Retailers spend between 3–10% of their revenue on promotions. Our research indicates 20–30% of all these promotions are unprofitable. In this article we outline how retailers to increase the %-share of profitable promotions and improve overall margins with 2–5%.
Promotions are a critical component of the marketing mix and one of the biggest items on a retailers P&L statement. Formulate’s research suggest that grocery retailers spend ~2–5% of the revenue on promotions, where the same figure is ~5–10% for retailers within fashion and durables.
0.1. There is money on the table
Today retailers run thousands of promotions in a typical year, many of which are unprofitable.
Anywhere between 20% and 30% of all promotions (up to 50% in some really bad cases) are actually unprofitable in that they don’t generate a sales lift sufficient to offset the promotion cost despite supplier funding. This of course represents a huge improvement opportunity.
In this post we outline some practices how retailers can improve the promotion performance and increase the overall profit margin with 2–5%.
0.2 Find your True Lift
To improve promotion performance retailers first need to find a way to continuously calculate the True Lift from every single promotion down at the SKU level. And share this True Lift data with the entire merchandising organization and preferably also with suppliers. So they can use it throughout the merchandising process from follow-up, to vendor negotiations and forecasting. For most retailers this can be achieved by using the existing point of sales data.
When calculating the The True Lift metric it is important to both capture the incremental sales lift that a promotion generates above the baseline, as well as all the other factors that impacts the promotion performance; cannibalization effects, up-sell effects, and stockpiling effects. Our experience is that most retailers don’t have this. And therefore they struggle to choose the promotions that help achieve the company objectives.
0.3 Get the full picture
Once the True Lift has been correctly calculated, retailers should use it to evaluate all promotions on a company wide level. And find out which ones that work and which that don’t.
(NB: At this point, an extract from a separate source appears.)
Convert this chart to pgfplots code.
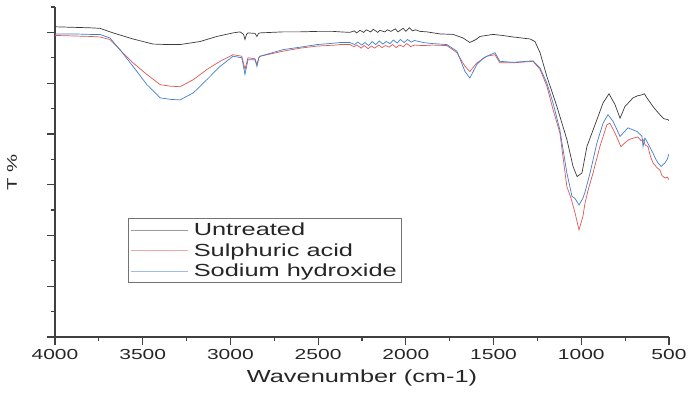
\documentclass[border=0pt]{standalone}
\usepackage{fontspec}
\setmainfont{Liberation Sans}[FakeStretch=1.45]
\usepackage{pgfplots}
\pgfplotsset{compat=1.18}
\definecolor{cU}{HTML}{3A3A3A}
\definecolor{cS}{HTML}{E05555}
\definecolor{cN}{HTML}{3F7FCF}
\newcommand{\lph}{\vphantom{Sdhyp}}
\begin{document}
\begin{tikzpicture}
\useasboundingbox (-55pt,-56pt) rectangle (634pt,337pt);
\begin{axis}[
  at={(0,0)}, anchor=south west,
  scale only axis, width=614pt, height=330pt,
  x dir=reverse,
  xmin=500, xmax=4000, ymin=0, ymax=65,
  axis x line=bottom, axis y line=left,
  axis line style={-, line width=1.2pt, black!75},
  xtick={500,1000,...,4000},
  minor x tick num=1,
  ytick={0,10,...,60},
  minor ytick={5,15,...,65},
  yticklabels={},
  tick align=outside,
  major tick length=8pt, minor tick length=4pt,
  every tick/.style={line width=1.2pt, black!75},
  /pgf/number format/assume math mode=true,
  /pgf/number format/set thousands separator={},
  xticklabel style={font=\fontsize{14.5}{16}\selectfont, text=black!85, anchor=base, yshift=-15pt},
  xlabel={Wavenumber (cm-1)},
  xlabel style={font=\fontsize{17.5}{20}\selectfont, text=black!85, at={(rel axis cs:0.5,0)}, anchor=base, yshift=-46pt},
  ylabel={T \%},
  ylabel style={font=\fontsize{14}{16}\selectfont, text=black!85, at={(axis description cs:-0.070,0.5)}, anchor=center},
  legend style={at={(0.119,0.36)}, anchor=north west, draw=black!55, line width=0.8pt,
    font=\fontsize{17.5}{20}\selectfont, text=black!85, row sep=2.2pt, column sep=3pt, inner sep=2.5pt},
  legend cell align=left,
  legend image code/.code={\draw[#1, line width=0.8pt, opacity=0.5] (0pt,0pt) -- (57pt,0pt);},
]
\addplot[cU, line width=0.7pt] coordinates {
(4000,61.1) (3900,61.0) (3800,60.9) (3744,60.8) (3669,59.9) (3555,58.7) (3441,57.7) (3360,57.6) (3287,57.6) (3173,58.2) (3077,59.2) (2985,59.9) (2945,60.1) (2925,59.6) (2917,58.6) (2908,59.6) (2900,59.9) (2860,59.8) (2849,59.2) (2840,59.8) (2831,59.9) (2700,60.1) (2604,60.1) (2500,60.2) (2416,60.2) (2375,60.1) (2319,60.0) (2295,60.3) (2280,59.9) (2262,60.4) (2240,60.0) (2225,60.5) (2200,60.1) (2185,60.6) (2160,60.0) (2148,60.4) (2120,60.1) (2105,60.5) (2085,60.2) (2060,60.7) (2045,60.1) (2015,60.8) (2000,60.2) (1980,60.9) (1962,60.3) (1945,60.5) (1920,60.2) (1880,60.1) (1806,59.7) (1731,59.6) (1674,58.9) (1635,58.0) (1600,58.6) (1577,59.2) (1503,59.6) (1450,59.4) (1389,59.1) (1292,58.7) (1264,58.2) (1235,56.0) (1196,51.3) (1139,45.4) (1082,38.9) (1047,33.6) (1024,31.6) (996,32.3) (968,37.5) (911,42.8) (876,46.1) (842,47.9) (808,45.8) (779,43.1) (751,45.4) (705,47.1) (680,47.5) (654,47.7) (640,47.9) (626,47.1) (591,45.4) (570,44.5) (552,43.8) (530,43.0) (505,42.8) (500,42.6)
};
\addlegendentry{\lph Untreated}
\addplot[cS, line width=0.7pt] coordinates {
(4000,59.4) (3900,59.3) (3800,59.2) (3744,59.1) (3687,58.6) (3630,56.6) (3555,54.0) (3476,51.7) (3400,49.7) (3340,49.4) (3287,49.3) (3211,50.7) (3134,52.7) (3059,54.3) (2985,55.6) (2935,55.3) (2917,52.7) (2900,55.0) (2860,54.8) (2849,53.7) (2838,55.0) (2831,55.3) (2700,56.3) (2600,56.9) (2506,57.3) (2400,57.5) (2375,57.6) (2319,57.6) (2297,57.2) (2278,57.5) (2255,56.9) (2238,57.4) (2215,56.8) (2196,57.3) (2178,56.9) (2155,57.5) (2136,57.0) (2117,57.4) (2095,57.1) (2076,57.6) (2055,57.0) (2036,57.5) (2014,57.2) (1995,57.8) (1973,57.2) (1950,57.5) (1900,57.4) (1850,57.5) (1766,57.4) (1709,56.0) (1663,53.3) (1635,52.3) (1595,54.0) (1560,54.8) (1538,55.3) (1492,55.6) (1464,54.0) (1389,54.0) (1275,54.3) (1235,52.7) (1196,49.4) (1161,44.8) (1122,40.2) (1082,29.6) (1060,27.5) (1036,24.5) (1013,21.1) (991,23.7) (979,26.3) (962,28.8) (933,32.3) (894,37.5) (854,41.8) (837,42.1) (808,40.2) (774,37.5) (750,38.3) (728,38.9) (700,39.2) (677,39.4) (660,38.7) (648,38.9) (635,37.8) (620,37.5) (605,35.5) (591,34.3) (570,33.4) (552,32.9) (540,31.8) (523,31.3) (510,31.5) (500,31.0)
};
\addlegendentry{\lph Sulphuric acid}
\addplot[cN, line width=0.7pt] coordinates {
(4000,59.7) (3900,59.7) (3800,59.6) (3744,59.6) (3687,58.9) (3630,56.6) (3555,53.3) (3476,49.7) (3400,47.1) (3340,46.8) (3287,46.7) (3211,48.1) (3134,50.7) (3059,53.3) (2985,55.3) (2935,55.0) (2917,51.7) (2900,54.6) (2860,54.6) (2849,53.3) (2838,55.0) (2831,55.3) (2700,56.6) (2600,57.1) (2506,57.6) (2400,57.9) (2375,58.0) (2319,58.0) (2292,57.6) (2274,58.1) (2252,57.5) (2233,58.0) (2212,57.4) (2192,58.2) (2172,57.6) (2151,58.3) (2131,57.7) (2112,58.2) (2090,57.8) (2071,58.5) (2050,57.9) (2031,58.6) (2010,58.0) (1991,58.6) (1970,58.1) (1950,58.4) (1900,58.0) (1850,57.8) (1766,57.6) (1709,56.3) (1663,52.3) (1635,51.0) (1595,53.7) (1560,54.9) (1538,55.3) (1492,56.0) (1464,54.3) (1389,54.1) (1275,54.4) (1235,53.0) (1196,50.0) (1161,46.1) (1122,40.8) (1082,32.3) (1053,27.7) (1036,27.3) (1013,26.0) (991,27.3) (979,28.5) (950,32.3) (911,38.2) (876,42.1) (848,43.8) (819,42.5) (779,39.5) (734,41.2) (683,40.5) (654,39.5) (648,37.5) (637,39.2) (615,37.8) (591,36.2) (575,35.0) (563,34.3) (545,33.6) (523,34.3) (510,35.0) (500,36.1)
};
\addlegendentry{\lph Sodium hydroxide}
\end{axis}
\end{tikzpicture}
\end{document}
This process can be simplified by sorting the promotions into the following groups:
- Promotions that grows both the sales and the margin
- Promotions that grow sales significantly but have a negative or slightly negative margin impact
- Promotions that erodes margins and sometimes also the sales
- Promotions that has an overall low impact
0.4 Spend your money where it matters
Once the promotions have been evaluated it is time to take action and start reallocating your promotions budget from promotions with a low incremental sales and margin impact, to the ones that really drive your sales and margins. These are just some of the actions that can be taken:
- Terminating promotions that have a negative impact on incremental sales and margins as well as promotions with a low impact on incremental sales and margins
- Reallocate more resources promotions with a positive incremental sales and margin impact
- Renegotiate and increase vendor funding, in particular for products with high sales growth but low margin impact
- Replace and introduce new brands in categories with high cannibalization
- Optimize the discount depth and tactic (e.g. 3 for 2, % discount, giveaway) across the board for promotions
- Make sure products that cross-sell are promoted together
To summarize, most retailers can improve their overall margins by 3–5% if the work more efficiently with their promotions. This requires that the true lift is continuously calculated for all promotions. That this information is shared across the organization and used throughout the campaign process.